Brock cited book and chapter, I found it in the New Testament, and Brock read the passages. First one, then another. These were the accounts of Jesus' last Passover with His disciples. (By now Phil already understood that we are followers of Jesus Christ, and that we also believe ourselves to be connected to Israel, as wild olive shoots are grafted onto the cultivated olive.) Brock also read some things in the epistles that related to partaking of the bread and wine. As he read the passages, we stopped, broke the matzos and ate them, drank the bottles of grape juice. Of course, we prayed also. All of this under the light of the reading lamp, using a drop-down table, and surrounded by strangers, not one of whom took any obvious notice of us. We weren't doing it for them, but for Him, for the Lord. "But even dogs can eat the crumbs that fall from their master's table…"

We finished reading scriptures, eating matzah and drinking juice, put the New Testament back in my pocket, and dropped the box of matzos into my bible bag. We turned the overhead light off. There was a peaceful silence.

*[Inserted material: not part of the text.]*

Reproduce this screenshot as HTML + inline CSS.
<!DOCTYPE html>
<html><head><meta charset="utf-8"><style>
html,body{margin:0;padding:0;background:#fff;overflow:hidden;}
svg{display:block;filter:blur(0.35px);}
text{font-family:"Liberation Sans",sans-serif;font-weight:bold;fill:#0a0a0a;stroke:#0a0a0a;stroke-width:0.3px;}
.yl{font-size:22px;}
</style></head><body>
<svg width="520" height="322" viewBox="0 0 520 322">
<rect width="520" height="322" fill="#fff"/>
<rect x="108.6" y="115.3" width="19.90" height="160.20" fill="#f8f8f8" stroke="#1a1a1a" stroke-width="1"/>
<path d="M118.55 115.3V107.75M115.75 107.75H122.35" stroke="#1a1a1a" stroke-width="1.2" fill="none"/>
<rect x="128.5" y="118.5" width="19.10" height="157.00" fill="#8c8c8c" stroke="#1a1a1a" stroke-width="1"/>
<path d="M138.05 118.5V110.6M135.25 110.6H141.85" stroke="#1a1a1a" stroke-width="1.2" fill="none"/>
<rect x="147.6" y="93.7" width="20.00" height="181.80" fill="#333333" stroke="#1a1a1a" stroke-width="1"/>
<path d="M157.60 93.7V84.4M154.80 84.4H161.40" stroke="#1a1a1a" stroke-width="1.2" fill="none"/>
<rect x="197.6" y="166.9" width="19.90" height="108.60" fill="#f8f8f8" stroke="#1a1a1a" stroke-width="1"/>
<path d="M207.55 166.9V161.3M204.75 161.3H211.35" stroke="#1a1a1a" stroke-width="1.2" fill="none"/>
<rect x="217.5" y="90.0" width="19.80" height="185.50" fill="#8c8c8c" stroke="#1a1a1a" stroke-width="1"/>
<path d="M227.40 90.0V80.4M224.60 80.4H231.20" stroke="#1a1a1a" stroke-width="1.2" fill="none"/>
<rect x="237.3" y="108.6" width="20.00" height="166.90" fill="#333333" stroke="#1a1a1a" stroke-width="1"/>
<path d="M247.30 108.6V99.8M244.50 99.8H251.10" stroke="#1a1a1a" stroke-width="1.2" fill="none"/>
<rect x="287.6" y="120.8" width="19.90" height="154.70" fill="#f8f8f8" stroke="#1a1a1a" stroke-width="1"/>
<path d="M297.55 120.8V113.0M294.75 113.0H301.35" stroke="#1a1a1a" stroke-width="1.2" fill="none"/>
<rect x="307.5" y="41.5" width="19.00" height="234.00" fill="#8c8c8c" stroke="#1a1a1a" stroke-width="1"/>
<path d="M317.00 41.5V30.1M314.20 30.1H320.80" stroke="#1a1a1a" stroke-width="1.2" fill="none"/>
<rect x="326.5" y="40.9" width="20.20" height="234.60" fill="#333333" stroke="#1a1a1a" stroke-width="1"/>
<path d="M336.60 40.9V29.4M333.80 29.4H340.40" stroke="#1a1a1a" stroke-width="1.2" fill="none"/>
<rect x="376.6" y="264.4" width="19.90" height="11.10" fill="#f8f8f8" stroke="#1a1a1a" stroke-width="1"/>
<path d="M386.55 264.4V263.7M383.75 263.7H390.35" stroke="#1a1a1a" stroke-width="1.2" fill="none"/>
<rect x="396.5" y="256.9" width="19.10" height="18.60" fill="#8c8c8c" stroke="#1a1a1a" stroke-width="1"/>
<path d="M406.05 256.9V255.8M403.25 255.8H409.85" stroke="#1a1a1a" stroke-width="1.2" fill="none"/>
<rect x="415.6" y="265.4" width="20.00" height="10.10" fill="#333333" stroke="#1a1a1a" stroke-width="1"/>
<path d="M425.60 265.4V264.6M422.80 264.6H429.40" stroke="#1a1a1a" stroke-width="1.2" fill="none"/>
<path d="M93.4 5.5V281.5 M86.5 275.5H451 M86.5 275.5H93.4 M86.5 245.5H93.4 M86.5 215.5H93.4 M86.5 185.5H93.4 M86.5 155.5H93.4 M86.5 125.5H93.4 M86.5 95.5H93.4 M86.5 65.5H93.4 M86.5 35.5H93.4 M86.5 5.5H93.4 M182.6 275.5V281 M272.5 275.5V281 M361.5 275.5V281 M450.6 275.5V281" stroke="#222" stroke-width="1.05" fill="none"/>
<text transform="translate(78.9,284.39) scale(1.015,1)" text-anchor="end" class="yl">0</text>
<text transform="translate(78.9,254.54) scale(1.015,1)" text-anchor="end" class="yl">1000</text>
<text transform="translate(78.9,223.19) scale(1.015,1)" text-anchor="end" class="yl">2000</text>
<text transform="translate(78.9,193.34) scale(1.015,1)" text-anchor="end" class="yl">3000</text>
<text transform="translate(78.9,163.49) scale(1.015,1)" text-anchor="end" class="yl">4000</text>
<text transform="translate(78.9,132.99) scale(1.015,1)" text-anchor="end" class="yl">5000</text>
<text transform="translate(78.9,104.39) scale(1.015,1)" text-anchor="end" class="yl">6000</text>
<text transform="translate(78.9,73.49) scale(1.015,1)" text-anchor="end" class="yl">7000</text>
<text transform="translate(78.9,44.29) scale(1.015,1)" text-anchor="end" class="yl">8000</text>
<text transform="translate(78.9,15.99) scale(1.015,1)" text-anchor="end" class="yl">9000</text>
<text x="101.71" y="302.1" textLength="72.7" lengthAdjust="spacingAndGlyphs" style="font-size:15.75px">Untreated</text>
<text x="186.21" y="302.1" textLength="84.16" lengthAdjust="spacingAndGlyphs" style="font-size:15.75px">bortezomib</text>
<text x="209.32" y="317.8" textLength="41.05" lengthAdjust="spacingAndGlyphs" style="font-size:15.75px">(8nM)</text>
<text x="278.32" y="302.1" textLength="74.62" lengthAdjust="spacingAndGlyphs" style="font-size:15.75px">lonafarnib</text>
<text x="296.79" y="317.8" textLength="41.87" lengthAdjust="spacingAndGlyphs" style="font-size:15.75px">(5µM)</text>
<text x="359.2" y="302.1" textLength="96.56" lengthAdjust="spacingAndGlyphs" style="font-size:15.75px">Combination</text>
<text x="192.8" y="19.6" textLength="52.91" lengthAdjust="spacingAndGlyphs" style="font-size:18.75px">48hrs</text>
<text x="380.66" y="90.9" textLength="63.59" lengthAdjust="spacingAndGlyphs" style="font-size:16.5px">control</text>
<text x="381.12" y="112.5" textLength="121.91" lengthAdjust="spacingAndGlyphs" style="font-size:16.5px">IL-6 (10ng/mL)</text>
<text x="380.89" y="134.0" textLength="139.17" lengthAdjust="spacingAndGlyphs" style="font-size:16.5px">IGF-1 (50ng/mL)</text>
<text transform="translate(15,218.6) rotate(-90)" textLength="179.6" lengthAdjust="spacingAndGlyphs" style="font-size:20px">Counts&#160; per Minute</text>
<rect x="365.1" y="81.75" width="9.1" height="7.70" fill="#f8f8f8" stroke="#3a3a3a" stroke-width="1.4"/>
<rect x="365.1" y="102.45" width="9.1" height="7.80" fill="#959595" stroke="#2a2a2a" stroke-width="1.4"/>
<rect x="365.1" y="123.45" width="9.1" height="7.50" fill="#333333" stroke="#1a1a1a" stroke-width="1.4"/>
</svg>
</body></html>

The second half of a ten hour flight was still ahead of us. We rested sometimes, sometimes we talked. Something had changed. Phil was still asking questions, still repeating some of the answers, drinking it all in like a newborn infant. We learned a few more things about him too. Now we're entering a place that can't really be talked about, where people are becoming real, where the Spirit in us starts speaking things that words can't adequately express. We spent the entire remainder of that flight this way.

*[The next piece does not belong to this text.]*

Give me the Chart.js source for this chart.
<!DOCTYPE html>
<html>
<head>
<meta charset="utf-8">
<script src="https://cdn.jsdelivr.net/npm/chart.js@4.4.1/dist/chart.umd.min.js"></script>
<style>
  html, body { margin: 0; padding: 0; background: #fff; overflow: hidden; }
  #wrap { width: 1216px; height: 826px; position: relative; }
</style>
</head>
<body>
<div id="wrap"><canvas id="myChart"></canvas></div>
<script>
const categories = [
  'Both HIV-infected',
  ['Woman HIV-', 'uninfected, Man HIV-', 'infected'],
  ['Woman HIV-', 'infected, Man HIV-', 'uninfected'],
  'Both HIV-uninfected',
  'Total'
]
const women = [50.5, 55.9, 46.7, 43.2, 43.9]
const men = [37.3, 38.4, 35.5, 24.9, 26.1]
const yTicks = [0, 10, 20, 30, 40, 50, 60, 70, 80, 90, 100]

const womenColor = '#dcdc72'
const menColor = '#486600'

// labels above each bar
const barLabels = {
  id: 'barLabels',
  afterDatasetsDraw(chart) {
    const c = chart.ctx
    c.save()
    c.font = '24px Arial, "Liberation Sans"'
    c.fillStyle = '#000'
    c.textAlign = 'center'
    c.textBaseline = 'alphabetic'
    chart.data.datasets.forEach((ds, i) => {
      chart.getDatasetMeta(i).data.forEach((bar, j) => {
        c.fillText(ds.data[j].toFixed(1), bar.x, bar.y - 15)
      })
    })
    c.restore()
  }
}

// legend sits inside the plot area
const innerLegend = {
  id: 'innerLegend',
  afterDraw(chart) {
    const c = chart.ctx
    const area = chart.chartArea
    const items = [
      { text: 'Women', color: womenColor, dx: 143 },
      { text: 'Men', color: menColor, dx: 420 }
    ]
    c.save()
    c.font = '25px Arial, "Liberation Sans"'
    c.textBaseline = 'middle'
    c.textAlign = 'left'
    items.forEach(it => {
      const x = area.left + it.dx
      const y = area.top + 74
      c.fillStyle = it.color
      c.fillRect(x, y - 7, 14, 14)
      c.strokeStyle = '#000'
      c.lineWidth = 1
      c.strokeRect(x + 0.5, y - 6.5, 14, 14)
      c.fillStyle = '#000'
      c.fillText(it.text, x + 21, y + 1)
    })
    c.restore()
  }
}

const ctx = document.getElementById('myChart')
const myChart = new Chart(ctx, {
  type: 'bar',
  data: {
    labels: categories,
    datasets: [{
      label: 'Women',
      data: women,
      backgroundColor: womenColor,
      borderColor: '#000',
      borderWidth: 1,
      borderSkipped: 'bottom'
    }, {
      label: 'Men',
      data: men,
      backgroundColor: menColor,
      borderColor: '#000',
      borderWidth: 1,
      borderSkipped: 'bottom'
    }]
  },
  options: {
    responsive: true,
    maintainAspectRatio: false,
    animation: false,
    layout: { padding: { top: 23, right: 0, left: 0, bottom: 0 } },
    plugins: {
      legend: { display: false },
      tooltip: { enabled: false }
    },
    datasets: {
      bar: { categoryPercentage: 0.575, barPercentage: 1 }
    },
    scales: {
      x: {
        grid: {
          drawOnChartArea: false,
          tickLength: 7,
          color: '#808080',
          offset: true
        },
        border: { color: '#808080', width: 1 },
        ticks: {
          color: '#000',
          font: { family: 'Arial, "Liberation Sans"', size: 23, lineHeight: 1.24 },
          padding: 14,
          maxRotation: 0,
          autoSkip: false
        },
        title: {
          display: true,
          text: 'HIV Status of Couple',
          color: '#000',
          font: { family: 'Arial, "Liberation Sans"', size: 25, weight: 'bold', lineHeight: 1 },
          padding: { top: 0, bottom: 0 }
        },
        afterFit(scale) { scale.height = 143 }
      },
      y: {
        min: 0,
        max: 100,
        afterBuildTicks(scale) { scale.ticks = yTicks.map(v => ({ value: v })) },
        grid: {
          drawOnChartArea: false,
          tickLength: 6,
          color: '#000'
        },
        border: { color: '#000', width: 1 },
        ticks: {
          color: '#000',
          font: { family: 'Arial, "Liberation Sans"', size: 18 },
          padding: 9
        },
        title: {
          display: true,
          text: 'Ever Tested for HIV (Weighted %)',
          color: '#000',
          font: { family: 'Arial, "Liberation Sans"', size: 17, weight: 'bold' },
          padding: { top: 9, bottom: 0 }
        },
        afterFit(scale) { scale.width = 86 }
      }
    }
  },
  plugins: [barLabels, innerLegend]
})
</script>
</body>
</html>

As the plane was coming in for a landing at Tokyo, we were jolted back to another reality—we were in Japan! We started saying our farewells early, and started promising each other to stay in touch. (That promise has been kept.) I had to give Phil something. I reached into my bible bag where I had seven or eight icon buttons pinned to an inside flap. They were for giving away as omiyage when I got to the Orthodox church in Nagoya. Only one would do for Phil. I gave him the icon button of the Pantokrator, the one that I usually wear. Someday, Phil would understand more, and know who this Man called Pantokrator is, and get to know Him, personally.

Phil, Brock and I exchanged cards and emails, and got ready to get off the plane and stand in some more lines, as we were cleared to get onto our connecting flight to Nagoya. We saw Phil a few more times, and then said our goodbyes for the last time. We were off to Nagoya!